The (conservative) Media Research Center’s Dan Gainor spoke with Fox News Radio host Todd Starnes this week to discuss the aftermath of Charlottesville. Somehow, they described a slippery slope from the canceled screening of Gone with the Wind to a COMPLETE BAN ON BIBLES.
“The left is using the smokescreen of Charlottesville to go and purge everything of American history,” [Gainor] said.
When Starnes warned that the one cancelled screening of “Gone with the Wind” could lead to the book it is based on being pulled out of public libraries, Gainor agreed about the looming specter of liberal book-banning.
“When you start banning books, when the government has that power, we know what books they’ll ban,” Gainor said. “It won’t be long before the Bible is banned, it won’t be long before your books or my books are banned. Anything that the left and the media don’t like will be gone and it will fully finish their plan to remake what we are.”
These men see no difference between a culturally insensitive work of art and their holy book. No one is banning books. No one is banning the Bible. No one is burning the Bible. No atheist or liberal or church/state separation advocate I’ve ever known has suggested the Bible should be banned. They don’t want it taught as fact in a science classroom, but most have no problem with, say, a truly objective class that studies the Bible as a work of literature. And nobody would dare argue that people can’t read the Bible at home or in church. Most of us abhor censorship, and that’s especially true for material we don’t like.

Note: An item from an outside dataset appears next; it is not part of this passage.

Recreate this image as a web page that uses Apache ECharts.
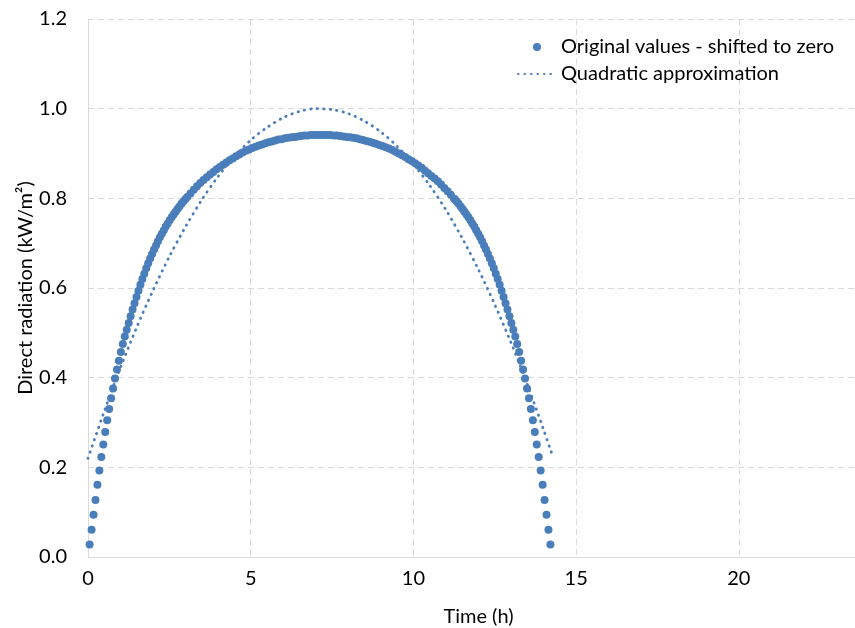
<!DOCTYPE html>
<html>
<head>
<meta charset="utf-8">
<script src="https://cdn.jsdelivr.net/npm/echarts@6/dist/echarts.min.js"></script>
<style>
html,body{margin:0;padding:0;background:#fff;overflow:hidden;width:855px;height:628px;}
#chart{width:880px;height:628px;}
</style>
</head>
<body>
<div id="chart"></div>
<script>
// Original values - shifted to zero (time in h, radiation in kW/m2)
const timeH = [
0.05,0.11,0.17,0.23,0.29,0.35,0.41,0.47,0.53,0.59,0.65,0.71,0.77,0.83,0.89,0.95,1.01,1.07,1.13,1.19,1.25,1.31,1.37,1.43,1.49,1.55,1.61,1.67,1.73,1.79,1.85,1.91,1.97,2.03,2.09,2.15,2.21,2.27,2.33,2.39,2.45,2.51,2.57,2.63,2.69,2.75,2.81,2.87,2.93,2.99,
3.05,3.15,3.25,3.35,3.45,3.55,3.65,3.75,3.85,3.95,4.05,4.15,4.25,4.35,4.45,4.55,4.65,4.75,4.85,4.95,5.05,5.15,5.25,5.35,5.45,5.55,5.65,5.75,5.85,5.95,6.05,6.15,6.25,6.35,6.45,6.55,6.65,6.75,6.85,6.95,7.05,
7.15,7.25,7.35,7.45,7.55,7.65,7.75,7.85,7.95,8.05,8.15,8.25,8.35,8.45,8.55,8.65,8.75,8.85,8.95,9.05,9.15,9.25,9.35,9.45,9.55,9.65,9.75,9.85,9.95,10.05,10.15,10.25,10.35,10.45,10.55,10.65,10.75,10.85,10.95,11.05,11.15,11.25,
11.27,11.33,11.39,11.45,11.51,11.57,11.63,11.69,11.75,11.81,11.87,11.93,11.99,12.05,12.11,12.17,12.23,12.29,12.35,12.41,12.47,12.53,12.59,12.65,12.71,12.77,12.83,12.89,12.95,13.01,13.07,13.13,13.19,13.25,13.31,13.37,13.43,13.49,13.55,13.61,13.67,13.73,13.79,13.85,13.91,13.97,14.03,14.09,14.15,14.21
];
const radiation = [
0.028,0.061,0.094,0.127,0.161,0.193,0.223,0.251,0.279,0.305,0.330,0.354,0.376,0.398,0.418,0.438,0.457,0.475,0.492,0.507,0.522,0.537,0.552,0.566,0.580,0.594,0.607,0.620,0.632,0.644,0.655,0.666,0.676,0.686,0.695,0.704,0.713,0.721,0.729,0.737,0.744,0.751,0.758,0.764,0.770,0.776,0.782,0.788,0.793,0.798,
0.803,0.811,0.819,0.827,0.834,0.841,0.847,0.853,0.859,0.865,0.870,0.875,0.880,0.885,0.889,0.894,0.898,0.902,0.906,0.909,0.912,0.915,0.918,0.920,0.923,0.925,0.927,0.929,0.931,0.932,0.934,0.935,0.936,0.937,0.938,0.939,0.940,0.940,0.941,0.941,0.941,
0.941,0.941,0.941,0.941,0.940,0.940,0.939,0.938,0.937,0.936,0.935,0.934,0.932,0.930,0.928,0.926,0.924,0.922,0.919,0.917,0.914,0.911,0.908,0.904,0.900,0.896,0.892,0.887,0.883,0.878,0.873,0.868,0.862,0.856,0.850,0.844,0.838,0.831,0.823,0.816,0.808,0.799,
0.798,0.793,0.788,0.782,0.776,0.770,0.764,0.758,0.751,0.744,0.737,0.729,0.721,0.713,0.704,0.695,0.686,0.676,0.666,0.655,0.644,0.632,0.620,0.607,0.594,0.580,0.566,0.552,0.537,0.522,0.507,0.492,0.475,0.457,0.438,0.418,0.398,0.376,0.354,0.330,0.305,0.279,0.251,0.223,0.193,0.161,0.127,0.094,0.061,0.028
];
// Quadratic approximation
const quadTime = [0,0.5,1,1.5,2,2.5,3,3.5,4,4.5,5,5.5,6,6.5,7,7.5,8,8.5,9,9.5,10,10.5,11,11.5,12,12.5,13,13.5,14,14.24];
const quadValue = [0.220,0.325,0.423,0.513,0.595,0.670,0.737,0.797,0.849,0.893,0.930,0.958,0.980,0.994,1.000,0.998,0.989,0.972,0.948,0.916,0.876,0.829,0.774,0.711,0.641,0.563,0.478,0.385,0.284,0.233];

const seriesNames = ['Original values - shifted to zero', 'Quadratic approximation'];
const xTicks = [0, 5, 10, 15, 20];
const yTicks = [0.0, 0.2, 0.4, 0.6, 0.8, 1.0, 1.2];

const blue = '#4a7ebb';
const font = 'Lato, "Open Sans", sans-serif';
const grey = '#d9d9d9';
const fs = 20;

const chart = echarts.init(document.getElementById('chart'), null, {renderer: 'canvas'});
chart.setOption({
  animation: false,
  backgroundColor: '#fff',
  textStyle: {fontFamily: font},
  grid: {left: 88, right: 11, top: 19, bottom: 71, containLabel: false, outerBoundsMode: 'none'},
  legend: {
    orient: 'vertical',
    left: 512,
    top: 32,
    itemWidth: 38,
    itemHeight: 8,
    itemGap: 7,
    textStyle: {fontFamily: font, fontSize: fs, lineHeight: 20, color: '#000'},
    data: [
      {name: seriesNames[0], icon: 'circle'},
      {name: seriesNames[1], itemStyle: {color: 'rgba(0,0,0,0)', borderWidth: 0}}
    ]
  },
  xAxis: {
    type: 'value',
    min: 0,
    max: 24,
    interval: 5,
    name: 'Time (h)',
    nameLocation: 'middle',
    nameGap: 50,
    nameMoveOverlap: false,
    nameTextStyle: {fontFamily: font, fontSize: fs, color: '#000'},
    axisLine: {show: true, lineStyle: {color: grey, width: 1}},
    axisTick: {show: false},
    axisLabel: {
      fontFamily: font, fontSize: fs, color: '#000', margin: 12,
      formatter: v => (xTicks.indexOf(v) >= 0 ? String(v) : '')
    },
    splitLine: {show: true, lineStyle: {color: grey, type: [6, 4], width: 1}}
  },
  yAxis: {
    type: 'value',
    min: 0,
    max: 1.2,
    interval: 0.2,
    name: 'Direct radiation (kW/m²)',
    nameLocation: 'middle',
    nameGap: 52,
    nameMoveOverlap: false,
    nameRotate: 90,
    nameTextStyle: {fontFamily: font, fontSize: fs, color: '#000'},
    axisLine: {show: true, lineStyle: {color: grey, width: 1}},
    axisTick: {show: false},
    axisLabel: {
      fontFamily: font, fontSize: fs, color: '#000', margin: 21,
      padding: [4, 0, 0, 0],
      formatter: v => {
        const t = yTicks.find(k => Math.abs(k - v) < 1e-9);
        return t === undefined ? '' : t.toFixed(1);
      }
    },
    splitLine: {show: true, lineStyle: {color: grey, type: [6, 4], width: 1}}
  },
  series: [
    {
      name: seriesNames[0],
      type: 'scatter',
      symbol: 'circle',
      symbolSize: 8,
      itemStyle: {color: blue, opacity: 1},
      data: timeH.map((t, i) => [t, radiation[i]]),
      z: 2
    },
    {
      name: seriesNames[1],
      type: 'line',
      showSymbol: false,
      symbol: 'none',
      smooth: 0.3,
      itemStyle: {color: blue},
      lineStyle: {color: blue, width: 2.75, type: [0.5, 6], cap: 'round'},
      data: quadTime.map((t, i) => [t, quadValue[i]]),
      z: 3
    }
  ]
});
</script>
</body>
</html>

What the Orpheum did wasn’t a violation of free speech. It wasn’t censorship. No one pushed for the book to be banned from public libraries. And no one suggested the Bible needs to be chucked out next.
But when you’re a conservative Christian, you have to find an angle to every story that shows the “enemy” is coming after you. Even when that’s not the case. Because without that, how will you scare people into listening to you and giving you their money?